-------- THE INPUT

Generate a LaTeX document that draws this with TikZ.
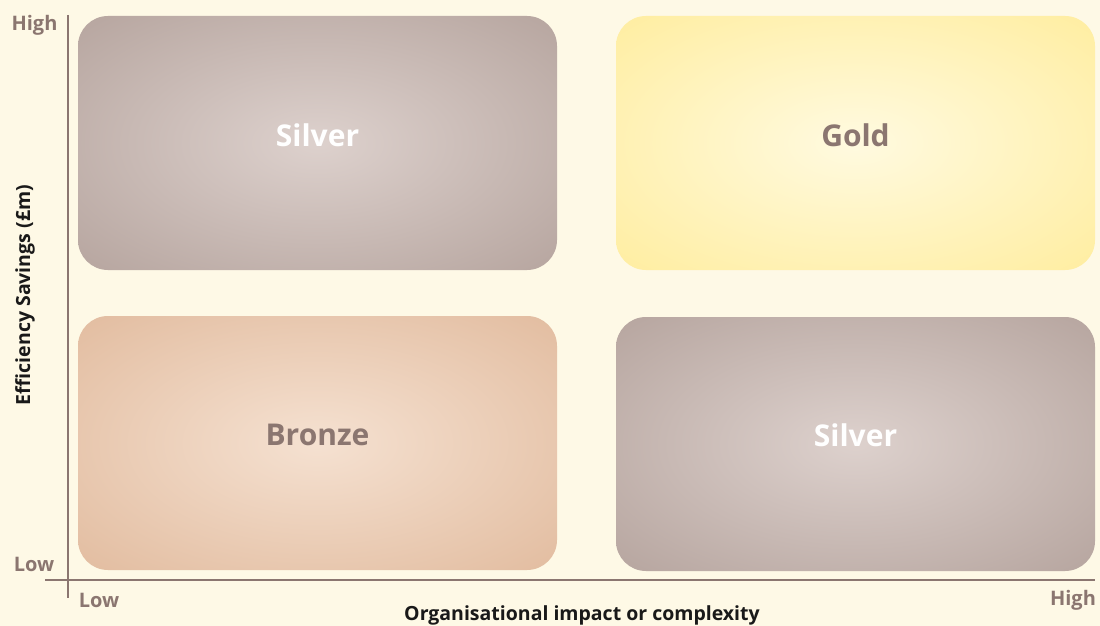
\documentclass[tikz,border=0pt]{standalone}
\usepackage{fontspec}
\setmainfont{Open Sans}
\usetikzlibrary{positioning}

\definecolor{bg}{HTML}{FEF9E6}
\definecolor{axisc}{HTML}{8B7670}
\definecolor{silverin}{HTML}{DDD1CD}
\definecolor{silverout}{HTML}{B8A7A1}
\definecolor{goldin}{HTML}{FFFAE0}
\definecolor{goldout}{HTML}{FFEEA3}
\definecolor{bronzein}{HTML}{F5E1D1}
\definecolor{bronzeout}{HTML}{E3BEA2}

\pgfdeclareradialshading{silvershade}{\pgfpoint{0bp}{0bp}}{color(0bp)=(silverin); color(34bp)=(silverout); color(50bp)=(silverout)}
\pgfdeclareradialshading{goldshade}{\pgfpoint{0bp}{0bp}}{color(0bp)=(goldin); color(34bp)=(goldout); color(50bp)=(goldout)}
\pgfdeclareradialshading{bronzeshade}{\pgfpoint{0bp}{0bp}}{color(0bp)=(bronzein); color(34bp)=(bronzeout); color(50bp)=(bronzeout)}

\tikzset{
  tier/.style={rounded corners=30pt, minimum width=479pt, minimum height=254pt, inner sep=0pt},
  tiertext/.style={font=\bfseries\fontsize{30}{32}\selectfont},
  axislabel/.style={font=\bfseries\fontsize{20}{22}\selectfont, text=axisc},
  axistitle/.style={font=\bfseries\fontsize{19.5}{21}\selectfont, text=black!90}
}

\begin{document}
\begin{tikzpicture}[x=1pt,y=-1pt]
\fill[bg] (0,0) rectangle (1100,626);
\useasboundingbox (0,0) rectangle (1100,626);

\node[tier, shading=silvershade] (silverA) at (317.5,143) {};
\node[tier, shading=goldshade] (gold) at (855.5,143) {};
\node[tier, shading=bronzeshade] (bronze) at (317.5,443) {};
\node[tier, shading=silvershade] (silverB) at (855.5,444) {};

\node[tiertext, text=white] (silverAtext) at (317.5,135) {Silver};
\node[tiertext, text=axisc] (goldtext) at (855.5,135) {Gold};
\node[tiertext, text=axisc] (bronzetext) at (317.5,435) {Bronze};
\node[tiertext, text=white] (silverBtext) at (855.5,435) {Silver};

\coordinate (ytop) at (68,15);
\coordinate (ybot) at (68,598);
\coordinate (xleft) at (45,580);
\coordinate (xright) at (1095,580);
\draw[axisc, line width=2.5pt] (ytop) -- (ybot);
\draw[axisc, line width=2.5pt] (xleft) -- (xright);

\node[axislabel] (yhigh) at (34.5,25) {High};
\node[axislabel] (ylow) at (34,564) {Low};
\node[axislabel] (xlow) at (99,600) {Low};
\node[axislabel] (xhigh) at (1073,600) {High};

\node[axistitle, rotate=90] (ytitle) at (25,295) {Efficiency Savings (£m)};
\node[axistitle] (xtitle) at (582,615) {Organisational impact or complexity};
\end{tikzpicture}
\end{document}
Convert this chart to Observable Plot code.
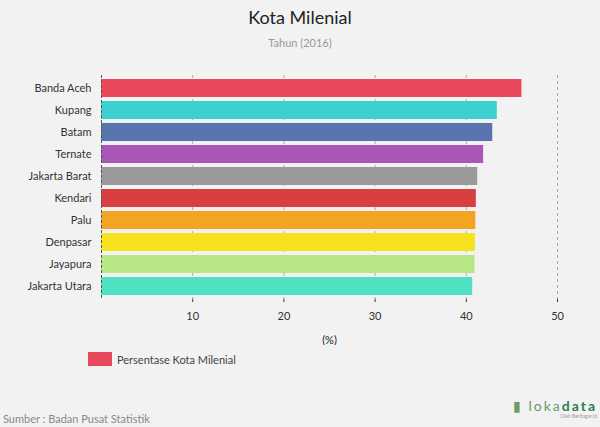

----------------

▸ YOUR OBJECTIVE
Quote the records in full and exactly; skip any image.

▸ CORRECT RESULT
Generate a LaTeX document that draws this with TikZ.
\documentclass[tikz,border=0pt]{standalone}
\usepackage{fontspec}
\setmainfont{Open Sans}
\usetikzlibrary{positioning}

\definecolor{bg}{HTML}{FEF9E6}
\definecolor{axisc}{HTML}{8B7670}
\definecolor{silverin}{HTML}{DDD1CD}
\definecolor{silverout}{HTML}{B8A7A1}
\definecolor{goldin}{HTML}{FFFAE0}
\definecolor{goldout}{HTML}{FFEEA3}
\definecolor{bronzein}{HTML}{F5E1D1}
\definecolor{bronzeout}{HTML}{E3BEA2}

\pgfdeclareradialshading{silvershade}{\pgfpoint{0bp}{0bp}}{color(0bp)=(silverin); color(34bp)=(silverout); color(50bp)=(silverout)}
\pgfdeclareradialshading{goldshade}{\pgfpoint{0bp}{0bp}}{color(0bp)=(goldin); color(34bp)=(goldout); color(50bp)=(goldout)}
\pgfdeclareradialshading{bronzeshade}{\pgfpoint{0bp}{0bp}}{color(0bp)=(bronzein); color(34bp)=(bronzeout); color(50bp)=(bronzeout)}

\tikzset{
  tier/.style={rounded corners=30pt, minimum width=479pt, minimum height=254pt, inner sep=0pt},
  tiertext/.style={font=\bfseries\fontsize{30}{32}\selectfont},
  axislabel/.style={font=\bfseries\fontsize{20}{22}\selectfont, text=axisc},
  axistitle/.style={font=\bfseries\fontsize{19.5}{21}\selectfont, text=black!90}
}

\begin{document}
\begin{tikzpicture}[x=1pt,y=-1pt]
\fill[bg] (0,0) rectangle (1100,626);
\useasboundingbox (0,0) rectangle (1100,626);

\node[tier, shading=silvershade] (silverA) at (317.5,143) {};
\node[tier, shading=goldshade] (gold) at (855.5,143) {};
\node[tier, shading=bronzeshade] (bronze) at (317.5,443) {};
\node[tier, shading=silvershade] (silverB) at (855.5,444) {};

\node[tiertext, text=white] (silverAtext) at (317.5,135) {Silver};
\node[tiertext, text=axisc] (goldtext) at (855.5,135) {Gold};
\node[tiertext, text=axisc] (bronzetext) at (317.5,435) {Bronze};
\node[tiertext, text=white] (silverBtext) at (855.5,435) {Silver};

\coordinate (ytop) at (68,15);
\coordinate (ybot) at (68,598);
\coordinate (xleft) at (45,580);
\coordinate (xright) at (1095,580);
\draw[axisc, line width=2.5pt] (ytop) -- (ybot);
\draw[axisc, line width=2.5pt] (xleft) -- (xright);

\node[axislabel] (yhigh) at (34.5,25) {High};
\node[axislabel] (ylow) at (34,564) {Low};
\node[axislabel] (xlow) at (99,600) {Low};
\node[axislabel] (xhigh) at (1073,600) {High};

\node[axistitle, rotate=90] (ytitle) at (25,295) {Efficiency Savings (£m)};
\node[axistitle] (xtitle) at (582,615) {Organisational impact or complexity};
\end{tikzpicture}
\end{document}
Convert this chart to Observable Plot code.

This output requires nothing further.